Trotz einer robusten wirtschaftlichen Entwicklung nehmen die Unterschiede zwischen armen und reichen deutschen Städten weiter zu.

Betroffen sind dabei nicht nur wie seit langen Jahren schon Hagen auch viele weitere Kommunen in NRW. „Verschuldete Kommunen gibt es inzwischen in allen Bundesländern. Viele befinden sich noch immer in einer Schuldenfalle“, bilanziert dazu der bundesweit renommierte, aus Essen stammende Inhaber des Lehrstuhls für Stadt-, Regional- und Umweltökonomie an der Technischen Universität Kaiserslautern, Prof. Martin Junkernheinrich. „Das macht mir und auch den Kreditinstituten große Sorgen.“

Wirtschaftsbasis bricht weg

In finanzielle Not geraten auch außerhalb von Nordrhein-Westfalen in der Regel einst wohlhabende und inzwischen strukturschwache Gemeinden. Deren Wirtschaftsbasis ist zusammengebrochen, weil im weltweiten Maßstab die Produktionskosten – vor allem die für Arbeitskräfte – woanders niedriger oder die internationalen Rahmenbedingungen schwieriger wurden. Dafür stehen beispielsweise der Zusammenbruch des Kohlebergbaus oder der Textilindustrie und die Neuorientierung des Stahlbaus. Das bedeutete für Hunderttausende den Verlust des Arbeitsplatzes, oft verbunden mit dem Zwang zum Umzug. Folgen für die Städte: sinkende Einwohnerzahlen, weniger Einnahmen an Steuern und Gebühren, aber dennoch die Pflicht, weiterhin eine funktionierende Infrastruktur vorzuhalten.

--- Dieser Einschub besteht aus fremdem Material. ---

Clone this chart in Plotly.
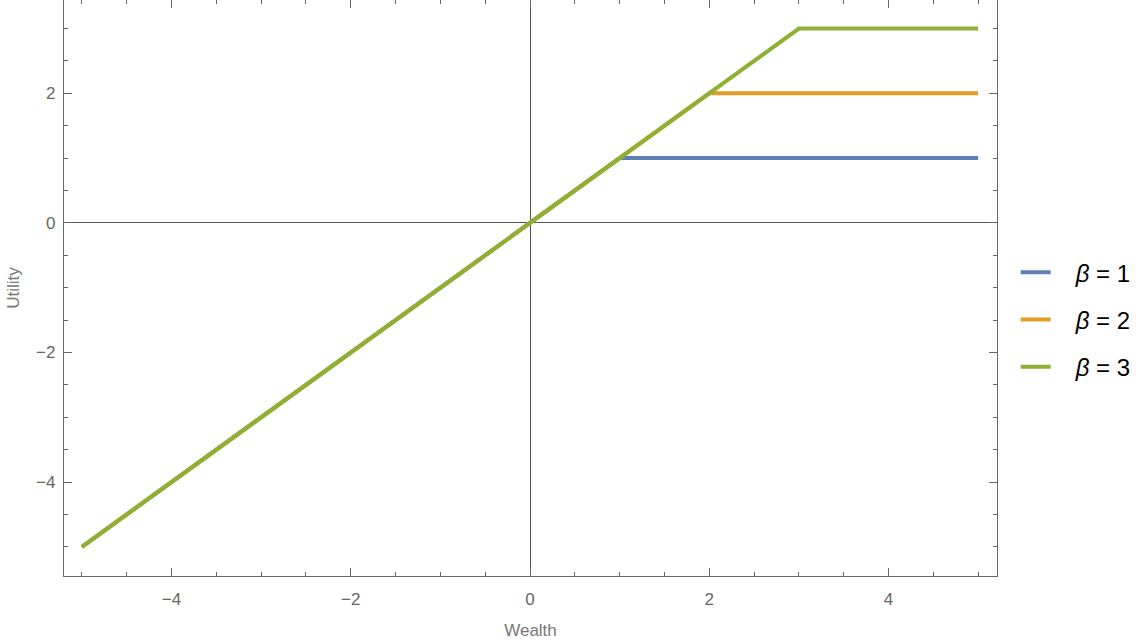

Junkernheinrich, der das Aktionsbündnis „Raus aus den Schulden/Für die Würde unserer Städte“ finanzwissenschaftlich berät, hat festgestellt: „Besonders hohe Schulden wie in NRW haben nun auch Städte in Rheinland-Pfalz, dem Saarland und in den neuen Bundesländern.“ Er nennt Kaiserslautern, Zweibrücken, Ludwigshafen, Mainz, Offenbach, Trier, Saarbrücken, Worms, Rostock, Mannheim, Halle an der Saale und Cottbus. Alle kämpfen mit sehr hohen Kassenkrediten und/oder zu hohen Gesamtschulden. Oberhausen hat nach den vorliegenden Zahlen die höchste Summe an Kassenkrediten, während Kaiserslautern bei den kommunalen Gesamtschulden den Spitzenplatz einnimmt.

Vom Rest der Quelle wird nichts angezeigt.